**Task to complete:** Your task is to repeat only the lines from the one with "Give me the" through the one with "Chart.register(...registerables);", exactly as they stand, both ends included.

**Task material:**

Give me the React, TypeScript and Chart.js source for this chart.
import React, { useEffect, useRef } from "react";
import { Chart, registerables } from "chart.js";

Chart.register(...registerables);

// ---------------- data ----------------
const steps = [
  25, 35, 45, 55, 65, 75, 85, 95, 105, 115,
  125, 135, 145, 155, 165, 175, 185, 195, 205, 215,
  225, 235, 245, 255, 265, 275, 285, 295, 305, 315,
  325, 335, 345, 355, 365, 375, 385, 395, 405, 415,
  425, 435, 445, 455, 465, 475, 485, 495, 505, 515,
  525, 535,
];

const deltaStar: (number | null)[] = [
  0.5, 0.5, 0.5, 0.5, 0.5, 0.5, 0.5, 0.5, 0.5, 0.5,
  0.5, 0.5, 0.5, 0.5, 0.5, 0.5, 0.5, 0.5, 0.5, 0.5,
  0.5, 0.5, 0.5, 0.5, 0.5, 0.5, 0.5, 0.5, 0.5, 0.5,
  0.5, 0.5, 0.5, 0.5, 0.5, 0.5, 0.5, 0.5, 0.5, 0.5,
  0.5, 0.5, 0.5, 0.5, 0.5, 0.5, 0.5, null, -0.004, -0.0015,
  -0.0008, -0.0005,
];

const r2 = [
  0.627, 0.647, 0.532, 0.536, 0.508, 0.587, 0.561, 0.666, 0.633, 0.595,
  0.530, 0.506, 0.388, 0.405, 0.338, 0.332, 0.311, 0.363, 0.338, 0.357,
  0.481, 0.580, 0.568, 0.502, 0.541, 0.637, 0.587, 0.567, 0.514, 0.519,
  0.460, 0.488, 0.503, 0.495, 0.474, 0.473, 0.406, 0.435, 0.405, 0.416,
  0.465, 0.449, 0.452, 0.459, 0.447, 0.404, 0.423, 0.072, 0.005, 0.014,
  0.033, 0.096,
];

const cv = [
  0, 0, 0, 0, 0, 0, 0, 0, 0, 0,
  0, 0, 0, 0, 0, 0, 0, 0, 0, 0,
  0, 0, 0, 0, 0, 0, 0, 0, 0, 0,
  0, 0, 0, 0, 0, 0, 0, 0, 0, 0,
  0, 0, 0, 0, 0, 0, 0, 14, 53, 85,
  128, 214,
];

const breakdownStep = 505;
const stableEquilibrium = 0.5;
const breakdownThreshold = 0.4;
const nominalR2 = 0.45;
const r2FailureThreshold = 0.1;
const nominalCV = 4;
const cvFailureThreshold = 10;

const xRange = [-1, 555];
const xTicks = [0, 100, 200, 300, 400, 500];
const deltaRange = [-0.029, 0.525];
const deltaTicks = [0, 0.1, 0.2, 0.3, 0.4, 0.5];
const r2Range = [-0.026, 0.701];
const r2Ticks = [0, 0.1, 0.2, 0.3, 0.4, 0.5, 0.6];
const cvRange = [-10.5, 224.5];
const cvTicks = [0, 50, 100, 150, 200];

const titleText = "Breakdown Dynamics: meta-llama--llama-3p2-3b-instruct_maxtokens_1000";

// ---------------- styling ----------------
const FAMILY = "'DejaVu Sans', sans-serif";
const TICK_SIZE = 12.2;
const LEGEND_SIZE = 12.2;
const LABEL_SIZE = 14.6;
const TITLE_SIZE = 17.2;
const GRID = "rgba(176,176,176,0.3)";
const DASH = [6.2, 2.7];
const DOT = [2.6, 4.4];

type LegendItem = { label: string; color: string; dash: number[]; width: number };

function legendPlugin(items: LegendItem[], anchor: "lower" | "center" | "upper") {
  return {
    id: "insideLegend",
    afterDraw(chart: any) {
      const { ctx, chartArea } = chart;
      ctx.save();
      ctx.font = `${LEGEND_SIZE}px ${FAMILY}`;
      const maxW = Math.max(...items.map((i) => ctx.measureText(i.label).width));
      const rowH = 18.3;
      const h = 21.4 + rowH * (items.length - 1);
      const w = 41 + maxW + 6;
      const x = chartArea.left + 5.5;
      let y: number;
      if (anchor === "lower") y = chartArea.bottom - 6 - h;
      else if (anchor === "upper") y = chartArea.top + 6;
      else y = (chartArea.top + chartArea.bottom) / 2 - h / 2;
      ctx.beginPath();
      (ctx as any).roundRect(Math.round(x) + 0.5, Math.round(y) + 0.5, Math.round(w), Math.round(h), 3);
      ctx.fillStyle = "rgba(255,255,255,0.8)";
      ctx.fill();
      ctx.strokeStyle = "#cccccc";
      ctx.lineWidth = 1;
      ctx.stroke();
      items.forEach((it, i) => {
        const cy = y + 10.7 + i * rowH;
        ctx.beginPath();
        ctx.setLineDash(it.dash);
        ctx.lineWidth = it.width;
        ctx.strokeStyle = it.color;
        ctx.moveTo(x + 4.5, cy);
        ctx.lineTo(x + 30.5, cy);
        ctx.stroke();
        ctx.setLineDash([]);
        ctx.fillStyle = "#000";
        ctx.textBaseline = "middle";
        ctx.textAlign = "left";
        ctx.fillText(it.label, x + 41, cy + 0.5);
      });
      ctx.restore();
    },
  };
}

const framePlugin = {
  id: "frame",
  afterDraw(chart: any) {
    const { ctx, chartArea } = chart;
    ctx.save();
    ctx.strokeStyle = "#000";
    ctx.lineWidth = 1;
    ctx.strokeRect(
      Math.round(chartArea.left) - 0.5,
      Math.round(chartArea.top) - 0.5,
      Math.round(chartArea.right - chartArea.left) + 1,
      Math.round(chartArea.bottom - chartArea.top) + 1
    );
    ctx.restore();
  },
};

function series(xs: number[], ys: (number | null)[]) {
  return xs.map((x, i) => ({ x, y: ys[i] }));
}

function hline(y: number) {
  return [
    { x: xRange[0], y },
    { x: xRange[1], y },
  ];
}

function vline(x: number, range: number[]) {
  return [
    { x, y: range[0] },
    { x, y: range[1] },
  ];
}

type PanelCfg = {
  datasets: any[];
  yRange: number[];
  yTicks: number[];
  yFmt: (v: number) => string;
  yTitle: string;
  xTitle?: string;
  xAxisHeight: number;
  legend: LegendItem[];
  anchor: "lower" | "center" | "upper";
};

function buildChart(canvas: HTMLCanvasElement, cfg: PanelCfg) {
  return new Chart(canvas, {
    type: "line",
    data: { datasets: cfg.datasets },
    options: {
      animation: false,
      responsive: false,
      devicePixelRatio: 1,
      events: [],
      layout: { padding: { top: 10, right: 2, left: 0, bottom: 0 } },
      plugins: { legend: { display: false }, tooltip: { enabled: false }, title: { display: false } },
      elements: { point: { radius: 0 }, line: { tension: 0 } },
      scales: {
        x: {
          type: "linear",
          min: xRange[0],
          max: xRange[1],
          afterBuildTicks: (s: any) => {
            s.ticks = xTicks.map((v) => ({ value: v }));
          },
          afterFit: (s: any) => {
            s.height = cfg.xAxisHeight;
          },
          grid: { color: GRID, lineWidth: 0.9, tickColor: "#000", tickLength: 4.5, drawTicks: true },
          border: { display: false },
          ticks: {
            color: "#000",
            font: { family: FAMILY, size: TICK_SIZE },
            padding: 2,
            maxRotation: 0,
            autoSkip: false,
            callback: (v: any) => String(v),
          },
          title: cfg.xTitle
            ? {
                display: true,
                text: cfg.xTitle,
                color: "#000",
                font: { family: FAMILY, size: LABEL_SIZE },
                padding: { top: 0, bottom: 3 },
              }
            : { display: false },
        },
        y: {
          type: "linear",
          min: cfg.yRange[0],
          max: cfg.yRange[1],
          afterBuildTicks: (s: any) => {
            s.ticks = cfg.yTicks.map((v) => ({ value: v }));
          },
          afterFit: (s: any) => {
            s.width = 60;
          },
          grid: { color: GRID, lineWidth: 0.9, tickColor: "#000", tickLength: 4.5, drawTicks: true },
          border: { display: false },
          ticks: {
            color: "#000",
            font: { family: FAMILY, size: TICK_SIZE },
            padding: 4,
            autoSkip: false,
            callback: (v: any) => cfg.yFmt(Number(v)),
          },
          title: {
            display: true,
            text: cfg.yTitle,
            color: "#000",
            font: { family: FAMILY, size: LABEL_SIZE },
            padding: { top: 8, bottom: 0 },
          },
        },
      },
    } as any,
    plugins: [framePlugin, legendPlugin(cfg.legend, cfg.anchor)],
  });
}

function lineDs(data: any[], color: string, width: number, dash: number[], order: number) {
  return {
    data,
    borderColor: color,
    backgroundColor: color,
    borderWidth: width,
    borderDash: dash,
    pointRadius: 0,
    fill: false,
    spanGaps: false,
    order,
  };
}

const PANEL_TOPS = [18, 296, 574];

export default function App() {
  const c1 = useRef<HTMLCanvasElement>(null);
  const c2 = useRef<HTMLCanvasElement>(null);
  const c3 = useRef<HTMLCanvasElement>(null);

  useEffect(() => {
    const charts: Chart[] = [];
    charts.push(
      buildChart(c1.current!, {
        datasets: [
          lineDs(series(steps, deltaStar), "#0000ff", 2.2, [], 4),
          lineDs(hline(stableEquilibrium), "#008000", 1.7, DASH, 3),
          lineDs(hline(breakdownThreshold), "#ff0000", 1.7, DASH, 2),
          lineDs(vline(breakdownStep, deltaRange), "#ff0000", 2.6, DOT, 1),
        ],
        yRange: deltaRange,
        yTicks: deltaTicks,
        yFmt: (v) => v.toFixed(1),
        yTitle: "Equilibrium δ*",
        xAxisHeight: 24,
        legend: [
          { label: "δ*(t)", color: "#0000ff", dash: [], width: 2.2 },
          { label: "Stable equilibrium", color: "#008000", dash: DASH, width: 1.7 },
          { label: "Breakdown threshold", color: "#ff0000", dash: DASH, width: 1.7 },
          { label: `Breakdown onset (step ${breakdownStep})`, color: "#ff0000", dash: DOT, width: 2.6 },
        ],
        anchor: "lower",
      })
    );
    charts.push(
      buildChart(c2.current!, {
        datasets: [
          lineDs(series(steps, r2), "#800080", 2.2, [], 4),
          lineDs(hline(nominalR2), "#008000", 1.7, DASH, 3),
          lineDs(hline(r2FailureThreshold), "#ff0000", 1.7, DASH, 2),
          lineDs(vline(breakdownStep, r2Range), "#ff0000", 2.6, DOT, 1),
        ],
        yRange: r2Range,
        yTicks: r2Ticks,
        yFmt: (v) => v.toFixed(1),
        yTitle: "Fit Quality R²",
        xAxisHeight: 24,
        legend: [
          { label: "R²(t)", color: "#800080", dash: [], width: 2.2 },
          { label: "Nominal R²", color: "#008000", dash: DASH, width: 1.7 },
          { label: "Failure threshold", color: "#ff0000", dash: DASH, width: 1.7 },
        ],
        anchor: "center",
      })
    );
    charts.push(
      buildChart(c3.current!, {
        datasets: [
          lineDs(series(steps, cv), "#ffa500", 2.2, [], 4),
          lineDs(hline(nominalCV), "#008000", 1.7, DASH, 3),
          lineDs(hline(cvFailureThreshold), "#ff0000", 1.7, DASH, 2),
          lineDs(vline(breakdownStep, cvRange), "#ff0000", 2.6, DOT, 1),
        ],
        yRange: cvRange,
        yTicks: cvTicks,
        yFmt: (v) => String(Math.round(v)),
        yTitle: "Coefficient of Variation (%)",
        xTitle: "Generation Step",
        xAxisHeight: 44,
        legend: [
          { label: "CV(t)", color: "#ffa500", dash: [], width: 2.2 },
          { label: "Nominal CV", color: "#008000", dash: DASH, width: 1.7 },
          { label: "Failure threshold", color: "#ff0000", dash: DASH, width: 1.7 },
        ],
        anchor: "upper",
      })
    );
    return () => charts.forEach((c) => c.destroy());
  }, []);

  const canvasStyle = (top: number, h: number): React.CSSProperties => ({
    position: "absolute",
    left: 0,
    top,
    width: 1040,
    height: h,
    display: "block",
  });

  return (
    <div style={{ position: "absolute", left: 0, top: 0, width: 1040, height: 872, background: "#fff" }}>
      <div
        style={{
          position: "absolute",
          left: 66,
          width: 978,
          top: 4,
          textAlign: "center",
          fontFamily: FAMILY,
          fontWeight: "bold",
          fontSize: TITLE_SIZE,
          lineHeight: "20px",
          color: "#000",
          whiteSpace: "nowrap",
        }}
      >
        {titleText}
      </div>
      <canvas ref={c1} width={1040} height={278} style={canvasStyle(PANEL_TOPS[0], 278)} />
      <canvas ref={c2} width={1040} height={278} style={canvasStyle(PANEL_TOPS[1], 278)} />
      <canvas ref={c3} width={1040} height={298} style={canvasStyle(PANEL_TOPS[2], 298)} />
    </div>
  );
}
--
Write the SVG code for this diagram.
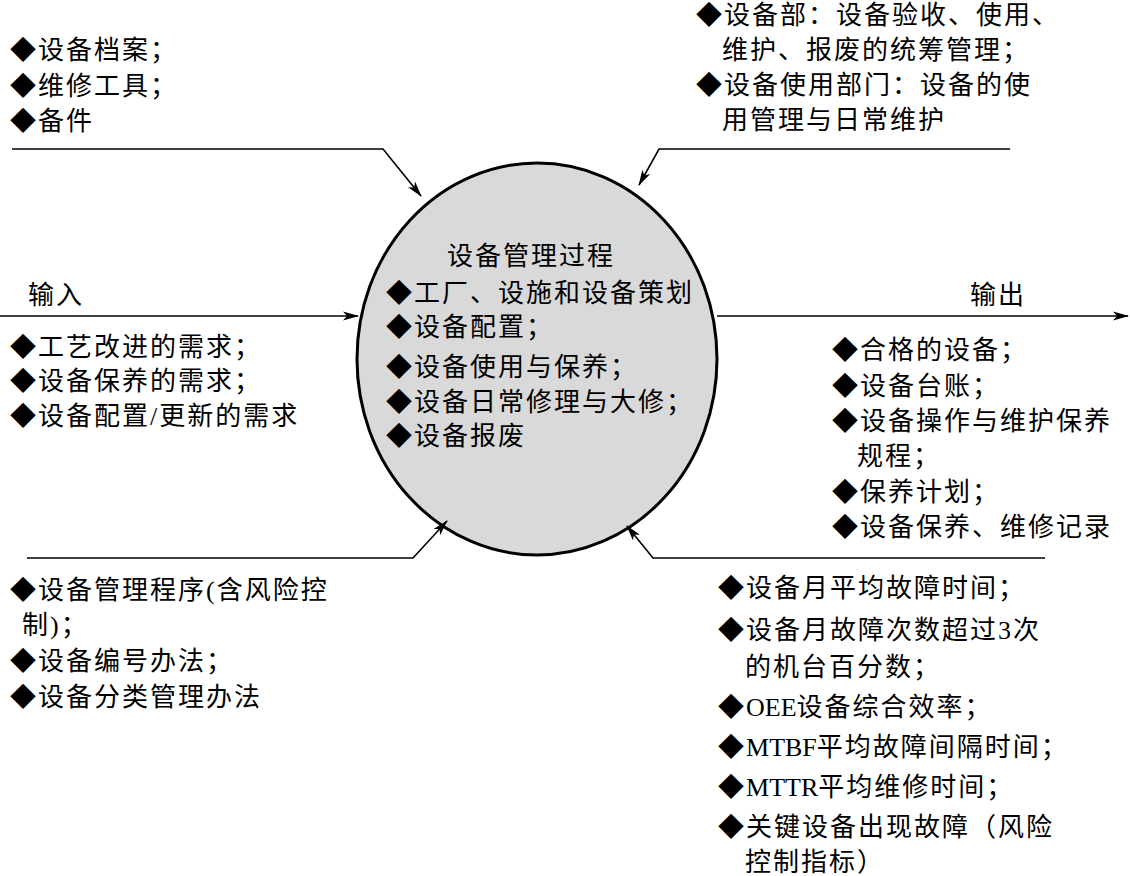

**Worked answer:**
Give me the React, TypeScript and Chart.js source for this chart.
import React, { useEffect, useRef } from "react";
import { Chart, registerables } from "chart.js";

Chart.register(...registerables);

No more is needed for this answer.